BULLETIN 1ST NOV 2020. CLICK HERE TO READ
The Communion of Saints
At the beginning of November in the Catholic Calendar there is a flurry of heavenly feasts. All Saints Day, which celebrates those who are in paradise, is followed immediately by All Souls Day, with its focus on the dead who still need our prayers. The feasts themselves go back to early medieval Catholicism. They became a source of division at the time of the Reformation when the preoccupation with releasing souls from purgatory was seen by the Reformers as manipulative, mercenary and lacking in a proper trust in God’s mercy.

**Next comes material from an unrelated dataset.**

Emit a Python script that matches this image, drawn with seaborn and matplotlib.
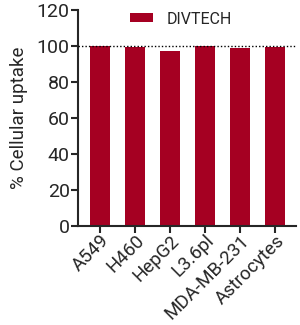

The earlier practices of All Souls Day, with its multiple Masses, plenary indulgences and black vestments will seem remote to most Catholics today. But the underlying meaning of the feast embodies a rich view of the world whose loss can be impoverishing as well as liberating. All Saints Day and All Souls Day invite us to imagine a
bountiful world in which we are joined to those who have lived and died before us, to those who are still living, and to those yet to come. We are linked together in time and place with all other human beings and with our whole created world. We are all precious in God’s sight, never quite separated from one another and each other’s prayers, and responsible to one another.
All Souls Day invites us to conceive of our dead relatives and friends as present to us, to purify our love for them by discharging the resentments and regrets that dog our memories of them, and to be grateful for the life that we have shared. The day has less to do with freeing the souls of the dead from prison than with freeing our hearts from prison so that we can play together in God’s presence.
When we set this vision against the thin view of the world which is shared by so many people, we can see its richness. Including some with whom we work at Jesuit Social Services, they see the world as composed of individuals with no connection with one another, no link to those who have died and no hope for those yet to come. They can carry a heavy burden of isolation and loneliness. The Gospel from Matthew for tomorrow’s Mass invites us to broaden our horizon by accepting the invitation to meet a God who carries our burdens and who bears our past, our present and our future. To this companionable God in a companionable world we are joined together in space and time!